Bahia de las Aguilas on the southwestern coast of the Dominican Republic.
Bahia De Las Aguilas (Bay of the Eagles) is one of the most beautiful and most isolated beaches in the Caribbean. It is near the southern end of the border between the Dominican Republic and Haiti, a few kilometers southeast from the town of Pedernales, or 320 km from Santo Domingo.
Unlike most beaches in the Dominican Republic that have experienced an explosion of tourism, Bahia De Las Aguilas is completely isolated and has no construction near it. The bay is also considered part of the Jaragua National Park and its waters contain an abundance of wildlife, from a wide variety of fish to star fish and Caribbean lobsters.
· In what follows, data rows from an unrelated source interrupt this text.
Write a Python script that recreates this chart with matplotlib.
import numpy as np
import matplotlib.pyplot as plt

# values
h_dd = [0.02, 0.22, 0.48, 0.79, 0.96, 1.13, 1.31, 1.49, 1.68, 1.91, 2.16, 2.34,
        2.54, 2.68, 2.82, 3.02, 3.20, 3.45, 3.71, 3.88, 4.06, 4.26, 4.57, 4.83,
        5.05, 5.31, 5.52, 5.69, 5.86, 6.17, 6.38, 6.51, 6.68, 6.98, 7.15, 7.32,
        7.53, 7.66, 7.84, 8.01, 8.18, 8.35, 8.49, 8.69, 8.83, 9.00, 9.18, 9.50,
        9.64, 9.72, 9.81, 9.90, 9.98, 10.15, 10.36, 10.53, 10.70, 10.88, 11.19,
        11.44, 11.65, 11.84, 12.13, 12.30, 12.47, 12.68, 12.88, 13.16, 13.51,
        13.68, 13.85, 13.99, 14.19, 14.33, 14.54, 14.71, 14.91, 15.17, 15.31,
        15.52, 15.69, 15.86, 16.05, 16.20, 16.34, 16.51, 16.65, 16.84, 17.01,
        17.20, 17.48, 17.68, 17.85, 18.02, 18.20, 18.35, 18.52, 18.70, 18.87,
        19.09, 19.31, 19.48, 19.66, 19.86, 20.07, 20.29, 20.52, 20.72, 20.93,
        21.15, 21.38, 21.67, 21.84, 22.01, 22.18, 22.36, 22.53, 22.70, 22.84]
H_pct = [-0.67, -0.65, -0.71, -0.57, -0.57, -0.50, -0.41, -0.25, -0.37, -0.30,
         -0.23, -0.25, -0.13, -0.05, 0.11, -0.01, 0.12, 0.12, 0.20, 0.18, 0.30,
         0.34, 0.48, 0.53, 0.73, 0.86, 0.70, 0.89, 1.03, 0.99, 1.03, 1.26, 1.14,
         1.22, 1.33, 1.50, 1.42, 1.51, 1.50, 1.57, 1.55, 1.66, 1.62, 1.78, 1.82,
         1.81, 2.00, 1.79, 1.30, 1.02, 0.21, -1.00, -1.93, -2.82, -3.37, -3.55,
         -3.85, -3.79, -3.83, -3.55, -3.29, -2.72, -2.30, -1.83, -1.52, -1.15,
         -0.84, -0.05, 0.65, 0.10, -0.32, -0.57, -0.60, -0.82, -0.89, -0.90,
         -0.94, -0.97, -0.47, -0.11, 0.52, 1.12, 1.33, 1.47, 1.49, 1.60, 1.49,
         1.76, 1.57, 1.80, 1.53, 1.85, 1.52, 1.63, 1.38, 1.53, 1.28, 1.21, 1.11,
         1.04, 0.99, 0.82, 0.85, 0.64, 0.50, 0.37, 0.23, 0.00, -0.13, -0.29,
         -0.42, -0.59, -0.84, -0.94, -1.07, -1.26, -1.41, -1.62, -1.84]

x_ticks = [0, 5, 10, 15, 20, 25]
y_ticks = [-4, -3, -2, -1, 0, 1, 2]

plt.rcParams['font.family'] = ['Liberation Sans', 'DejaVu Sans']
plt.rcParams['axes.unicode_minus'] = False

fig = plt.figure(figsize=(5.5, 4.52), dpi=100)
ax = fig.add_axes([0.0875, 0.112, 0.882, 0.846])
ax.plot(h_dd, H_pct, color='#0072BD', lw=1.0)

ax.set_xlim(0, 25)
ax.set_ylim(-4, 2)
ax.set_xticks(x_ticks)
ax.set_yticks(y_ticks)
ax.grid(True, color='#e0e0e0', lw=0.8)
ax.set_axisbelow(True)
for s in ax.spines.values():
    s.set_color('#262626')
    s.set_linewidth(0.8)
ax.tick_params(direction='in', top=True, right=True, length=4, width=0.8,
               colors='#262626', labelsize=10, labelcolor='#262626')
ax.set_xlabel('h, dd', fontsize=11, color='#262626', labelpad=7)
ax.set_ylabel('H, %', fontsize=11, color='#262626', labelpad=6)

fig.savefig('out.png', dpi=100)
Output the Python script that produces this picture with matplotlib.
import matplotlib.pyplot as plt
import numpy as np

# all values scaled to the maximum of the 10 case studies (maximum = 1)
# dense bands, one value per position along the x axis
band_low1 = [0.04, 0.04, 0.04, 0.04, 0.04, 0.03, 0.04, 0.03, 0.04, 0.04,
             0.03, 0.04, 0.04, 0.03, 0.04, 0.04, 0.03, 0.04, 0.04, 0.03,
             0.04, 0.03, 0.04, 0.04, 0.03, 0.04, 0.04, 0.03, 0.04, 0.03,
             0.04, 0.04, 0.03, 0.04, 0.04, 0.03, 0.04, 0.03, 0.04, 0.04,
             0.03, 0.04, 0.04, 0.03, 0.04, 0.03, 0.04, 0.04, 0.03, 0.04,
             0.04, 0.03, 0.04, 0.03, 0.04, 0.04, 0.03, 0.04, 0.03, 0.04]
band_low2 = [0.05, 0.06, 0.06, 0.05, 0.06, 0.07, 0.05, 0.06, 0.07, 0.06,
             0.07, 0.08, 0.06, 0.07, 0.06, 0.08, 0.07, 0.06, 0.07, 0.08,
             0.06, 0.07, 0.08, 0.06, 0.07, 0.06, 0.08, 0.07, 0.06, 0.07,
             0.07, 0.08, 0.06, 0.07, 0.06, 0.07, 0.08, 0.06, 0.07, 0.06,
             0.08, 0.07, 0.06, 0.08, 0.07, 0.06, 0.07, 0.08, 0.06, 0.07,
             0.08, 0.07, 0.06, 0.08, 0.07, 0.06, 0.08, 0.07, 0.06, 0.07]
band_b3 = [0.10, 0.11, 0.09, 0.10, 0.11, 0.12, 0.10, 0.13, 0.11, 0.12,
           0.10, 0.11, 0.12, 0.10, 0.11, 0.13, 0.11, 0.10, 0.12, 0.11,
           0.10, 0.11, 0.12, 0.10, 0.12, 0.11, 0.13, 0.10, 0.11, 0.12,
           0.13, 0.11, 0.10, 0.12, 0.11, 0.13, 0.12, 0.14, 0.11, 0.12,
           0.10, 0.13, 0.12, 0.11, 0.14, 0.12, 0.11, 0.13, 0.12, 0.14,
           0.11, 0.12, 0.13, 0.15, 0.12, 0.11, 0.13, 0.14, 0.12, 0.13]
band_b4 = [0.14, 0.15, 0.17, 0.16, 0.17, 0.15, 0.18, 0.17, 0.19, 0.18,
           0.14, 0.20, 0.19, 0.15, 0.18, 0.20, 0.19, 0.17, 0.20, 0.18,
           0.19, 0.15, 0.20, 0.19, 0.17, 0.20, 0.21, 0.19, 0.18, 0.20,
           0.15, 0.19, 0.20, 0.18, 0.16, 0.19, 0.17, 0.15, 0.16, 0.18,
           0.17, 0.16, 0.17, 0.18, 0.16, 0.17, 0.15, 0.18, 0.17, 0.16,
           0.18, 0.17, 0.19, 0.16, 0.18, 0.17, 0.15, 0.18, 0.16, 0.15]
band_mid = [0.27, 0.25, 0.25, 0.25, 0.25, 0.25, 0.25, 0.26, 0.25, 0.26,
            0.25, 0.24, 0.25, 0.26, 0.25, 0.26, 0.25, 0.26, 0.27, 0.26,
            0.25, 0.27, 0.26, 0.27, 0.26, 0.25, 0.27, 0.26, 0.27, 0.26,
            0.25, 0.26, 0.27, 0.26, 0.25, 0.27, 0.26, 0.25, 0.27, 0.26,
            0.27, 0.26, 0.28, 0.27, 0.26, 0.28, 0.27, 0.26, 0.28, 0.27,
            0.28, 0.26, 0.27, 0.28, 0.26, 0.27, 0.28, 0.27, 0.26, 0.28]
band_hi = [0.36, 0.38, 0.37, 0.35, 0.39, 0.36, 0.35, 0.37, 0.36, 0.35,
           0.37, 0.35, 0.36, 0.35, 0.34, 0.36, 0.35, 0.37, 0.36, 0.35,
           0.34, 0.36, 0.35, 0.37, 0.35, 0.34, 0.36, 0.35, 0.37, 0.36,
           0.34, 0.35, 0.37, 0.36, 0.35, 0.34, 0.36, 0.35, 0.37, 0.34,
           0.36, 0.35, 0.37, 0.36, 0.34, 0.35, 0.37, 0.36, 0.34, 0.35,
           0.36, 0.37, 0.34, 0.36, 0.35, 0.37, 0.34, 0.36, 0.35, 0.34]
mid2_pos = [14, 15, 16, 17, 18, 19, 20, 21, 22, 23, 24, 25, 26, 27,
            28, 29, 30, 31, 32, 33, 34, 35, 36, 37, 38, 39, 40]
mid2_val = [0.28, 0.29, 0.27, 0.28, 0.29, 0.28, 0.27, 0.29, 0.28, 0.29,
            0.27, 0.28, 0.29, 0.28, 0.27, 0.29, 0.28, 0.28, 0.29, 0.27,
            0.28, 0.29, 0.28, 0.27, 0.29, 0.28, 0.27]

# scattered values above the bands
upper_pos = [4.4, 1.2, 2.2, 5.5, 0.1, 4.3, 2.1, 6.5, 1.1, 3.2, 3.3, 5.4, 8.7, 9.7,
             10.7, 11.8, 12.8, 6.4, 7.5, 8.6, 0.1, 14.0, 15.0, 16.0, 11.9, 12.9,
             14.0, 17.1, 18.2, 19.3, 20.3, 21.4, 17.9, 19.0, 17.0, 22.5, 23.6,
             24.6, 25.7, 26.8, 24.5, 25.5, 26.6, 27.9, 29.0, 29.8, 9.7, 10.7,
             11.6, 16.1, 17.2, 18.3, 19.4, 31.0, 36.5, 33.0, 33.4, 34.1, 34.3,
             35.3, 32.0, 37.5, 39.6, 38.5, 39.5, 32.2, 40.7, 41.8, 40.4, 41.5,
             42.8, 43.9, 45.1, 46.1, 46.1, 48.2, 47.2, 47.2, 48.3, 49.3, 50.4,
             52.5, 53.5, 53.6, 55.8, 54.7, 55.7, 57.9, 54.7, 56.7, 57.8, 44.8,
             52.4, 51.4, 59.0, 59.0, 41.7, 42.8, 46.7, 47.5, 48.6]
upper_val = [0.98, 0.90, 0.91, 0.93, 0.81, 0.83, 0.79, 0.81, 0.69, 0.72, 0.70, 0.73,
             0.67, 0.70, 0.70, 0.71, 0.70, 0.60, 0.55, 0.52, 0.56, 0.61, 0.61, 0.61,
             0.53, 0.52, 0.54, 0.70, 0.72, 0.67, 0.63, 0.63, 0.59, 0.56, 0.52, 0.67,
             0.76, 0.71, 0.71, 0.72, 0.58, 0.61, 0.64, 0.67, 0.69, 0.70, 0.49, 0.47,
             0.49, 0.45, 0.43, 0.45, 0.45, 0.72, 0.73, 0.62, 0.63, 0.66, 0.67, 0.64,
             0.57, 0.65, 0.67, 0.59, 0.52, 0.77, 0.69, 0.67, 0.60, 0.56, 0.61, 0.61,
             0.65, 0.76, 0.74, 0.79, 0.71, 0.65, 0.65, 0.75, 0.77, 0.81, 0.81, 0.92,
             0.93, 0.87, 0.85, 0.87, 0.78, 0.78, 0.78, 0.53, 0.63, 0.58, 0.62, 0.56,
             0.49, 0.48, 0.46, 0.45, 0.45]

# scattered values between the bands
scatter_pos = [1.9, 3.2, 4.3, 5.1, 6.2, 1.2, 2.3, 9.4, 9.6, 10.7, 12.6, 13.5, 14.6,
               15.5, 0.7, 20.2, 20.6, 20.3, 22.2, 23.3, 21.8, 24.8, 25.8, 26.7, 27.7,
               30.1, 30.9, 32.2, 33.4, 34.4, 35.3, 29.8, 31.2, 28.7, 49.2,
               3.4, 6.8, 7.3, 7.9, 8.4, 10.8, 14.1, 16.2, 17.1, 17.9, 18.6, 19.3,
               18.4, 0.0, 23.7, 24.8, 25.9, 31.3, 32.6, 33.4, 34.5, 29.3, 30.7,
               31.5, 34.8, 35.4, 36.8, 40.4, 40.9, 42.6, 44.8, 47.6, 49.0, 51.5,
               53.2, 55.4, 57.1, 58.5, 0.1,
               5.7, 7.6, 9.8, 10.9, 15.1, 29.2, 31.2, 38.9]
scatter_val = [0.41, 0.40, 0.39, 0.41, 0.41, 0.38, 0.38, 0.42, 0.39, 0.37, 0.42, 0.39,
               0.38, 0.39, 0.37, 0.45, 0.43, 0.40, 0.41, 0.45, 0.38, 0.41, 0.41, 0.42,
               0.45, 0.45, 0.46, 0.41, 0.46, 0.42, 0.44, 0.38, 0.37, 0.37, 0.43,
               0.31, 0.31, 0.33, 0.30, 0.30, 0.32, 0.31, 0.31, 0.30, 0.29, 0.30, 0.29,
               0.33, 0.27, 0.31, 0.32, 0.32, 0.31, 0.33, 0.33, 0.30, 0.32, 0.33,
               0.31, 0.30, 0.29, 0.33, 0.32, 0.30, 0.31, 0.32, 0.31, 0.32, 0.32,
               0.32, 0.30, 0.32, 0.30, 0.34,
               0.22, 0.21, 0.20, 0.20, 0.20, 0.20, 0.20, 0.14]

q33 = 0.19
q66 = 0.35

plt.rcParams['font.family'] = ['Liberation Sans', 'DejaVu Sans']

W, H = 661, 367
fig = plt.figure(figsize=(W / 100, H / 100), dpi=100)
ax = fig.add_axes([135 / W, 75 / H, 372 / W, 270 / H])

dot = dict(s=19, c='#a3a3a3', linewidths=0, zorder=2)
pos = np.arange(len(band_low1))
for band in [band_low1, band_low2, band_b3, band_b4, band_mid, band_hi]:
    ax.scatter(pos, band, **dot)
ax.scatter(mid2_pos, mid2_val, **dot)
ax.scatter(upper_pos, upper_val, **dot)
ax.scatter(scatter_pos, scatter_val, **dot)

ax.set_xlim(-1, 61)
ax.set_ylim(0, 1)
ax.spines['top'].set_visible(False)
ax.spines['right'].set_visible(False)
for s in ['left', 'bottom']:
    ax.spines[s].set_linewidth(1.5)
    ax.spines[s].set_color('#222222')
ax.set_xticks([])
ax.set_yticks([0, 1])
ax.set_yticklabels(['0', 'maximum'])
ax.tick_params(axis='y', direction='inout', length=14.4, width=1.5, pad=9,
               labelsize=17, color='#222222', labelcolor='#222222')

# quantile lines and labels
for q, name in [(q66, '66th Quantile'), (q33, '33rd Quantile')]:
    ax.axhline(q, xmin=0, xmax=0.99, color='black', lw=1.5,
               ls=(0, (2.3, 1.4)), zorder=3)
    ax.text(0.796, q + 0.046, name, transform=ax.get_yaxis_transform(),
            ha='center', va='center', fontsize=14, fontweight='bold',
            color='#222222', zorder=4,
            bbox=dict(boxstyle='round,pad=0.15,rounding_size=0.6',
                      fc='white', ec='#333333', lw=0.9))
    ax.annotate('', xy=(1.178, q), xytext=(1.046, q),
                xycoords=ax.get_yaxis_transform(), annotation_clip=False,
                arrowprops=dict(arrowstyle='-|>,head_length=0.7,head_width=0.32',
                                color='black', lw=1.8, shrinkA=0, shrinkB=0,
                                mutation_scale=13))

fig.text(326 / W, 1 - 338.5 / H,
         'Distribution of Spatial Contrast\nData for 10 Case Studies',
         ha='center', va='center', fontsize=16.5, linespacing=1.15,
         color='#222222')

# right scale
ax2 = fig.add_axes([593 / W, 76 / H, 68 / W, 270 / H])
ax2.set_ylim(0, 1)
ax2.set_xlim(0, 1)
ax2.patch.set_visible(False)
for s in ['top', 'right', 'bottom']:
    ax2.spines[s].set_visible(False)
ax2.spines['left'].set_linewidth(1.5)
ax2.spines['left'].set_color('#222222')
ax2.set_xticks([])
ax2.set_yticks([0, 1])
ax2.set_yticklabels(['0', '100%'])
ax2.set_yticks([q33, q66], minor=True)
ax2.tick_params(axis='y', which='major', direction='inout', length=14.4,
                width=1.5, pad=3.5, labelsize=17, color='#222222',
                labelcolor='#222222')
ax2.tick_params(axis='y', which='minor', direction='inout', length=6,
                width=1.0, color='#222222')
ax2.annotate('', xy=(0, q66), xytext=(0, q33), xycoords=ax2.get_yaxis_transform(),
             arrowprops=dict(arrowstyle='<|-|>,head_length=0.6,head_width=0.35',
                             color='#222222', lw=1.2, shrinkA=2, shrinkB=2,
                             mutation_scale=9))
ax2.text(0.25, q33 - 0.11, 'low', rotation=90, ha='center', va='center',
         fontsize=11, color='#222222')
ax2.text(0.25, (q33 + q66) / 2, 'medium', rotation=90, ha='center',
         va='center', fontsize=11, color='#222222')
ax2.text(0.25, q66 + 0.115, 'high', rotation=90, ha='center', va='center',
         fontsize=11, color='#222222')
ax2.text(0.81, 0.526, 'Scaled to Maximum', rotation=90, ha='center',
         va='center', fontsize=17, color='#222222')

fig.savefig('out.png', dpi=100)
Fishing is illegal within the national park but is done on a small scale by the locals (hence the abundance of sea life). The nearest town is Perdenales, and there are a couple of small motels that are generally used by truckers. It is recommended that visitors making the 6-8 hour trip from the capital Santo Domingo, stay in the town of Barahona. From Barahona visiting Bahia De Las Aguilas can be done in a day.
It is not tourism-oriented as are other Dominican Republic sites: there are no luxury hotels, and you'll have to get to the beach either by boat, or with an all-wheel-drive vehicle through the National Park (either way it's a 15-20 minute ride). There are signs stating that you can't camp, but nevertheless, you can rent the tents or bring your own.
Bahia de las Aguilas is part of the Jaragua National Park (Parque Nacional Jaragua) in the Pedernales Province in the extreme southwest of the Dominican Republic. Established as a National Park in 1983, it is now a UNESCO-recognized natural reserve. The beach is recognized by many Dominicans as "the most majestic beach in the world".
It is a great representation of the Hispaniolan Dry Forest Ecoregion's coast. The entire area is an extremely arid landscape, much like many parts of Arizona or Baja California. There are no palm trees as in much of the rest of the country, hence there is no shade and extreme caution should be taken against exposure to the sun.
Flora and fauna
On the way to the beach, if you're going through the park, iguanas and several species of cactuses are common sightings. There are many caves and water holes in the heavy coral rock formations.
Climate is semi-arid, as this part of the Dominican Republic is the driest. Skin protection is strongly recommended.
The road from la Cueva to the beach has been improved and while still being unpaved and steep in parts, it is now easy to go to the beach by any vehicle with high ground clearance or by walking a couple of miles (think carefully before attempting that).
You can also get to the beach with a boat at Cabo Rojo (Spanish for Red Cape or Point), which is near the entrance to the park. Once you get to Cabo Rojo, there's a restaurant called "La Cueva" (Spanish for "The Cave") that also has a few boats that will take you to the beach for a reasonable price. The ride takes about 10-15 minutes.
Fees and permits
The fee to enter the park is around RD$100. If you're getting to the beach via a boat, it will cost around RD$500-2000 per boat, depending on the number of passengers in the boat, usually including the park's entrance fee.
Once on the beach, you'll enjoy some of the whitest and softest sands on any beach in the world. Snorkeling is also highly recommended in Bahia de las Aguilas, although if you don't bring your own gear you will not find any there, as there are no stores or services.There is nothing but the beach, the bay and the surrounding extremely arid landscape, so caution is advised and drinking water should be brought along for the time spent. If arriving by boat, an agreed-upon pickup time will be made.
The millions of sea shells on the shore of the beach as well as the abundant sea life just feet into the water.
Swim, snorkel, walk, explore. It is like going back in time and very likely that you will not encounter a single soul.
You can eat at a small restaurant near the entrance of the park (Cabo Rojo) for less than US$10 per person for a meal. The locals will go out, catch a fresh red snapper and cook it on the grill for you. There are also a couple of restaurants in Perdenales. A delicious local specialty is langosta a la criolla (lobster local style) with plantains and rice.
A soda drink, a bottle of water, or a Dominican beer usually costs less than US$3.
There are no facilities in the park to spend the night.
The nearest hotels are in the town of Pedernales. They're not luxury hotels, but have enough to be comfortable. Most hotels in Pedernales have A/C, hot water, cable TV, pool, 3 meals, etc., for less than US$40 per night per room.
There are also a couple of small hotels in Barahona, and it is recommended that visitors from the capital Santo Domingo stay in Barahona, before venturing on to Bahia De Las Aguilas.
Camping on the beach is no longer allowed.
Watch out for cactuses in the park. Drinking water and sun protection is essential.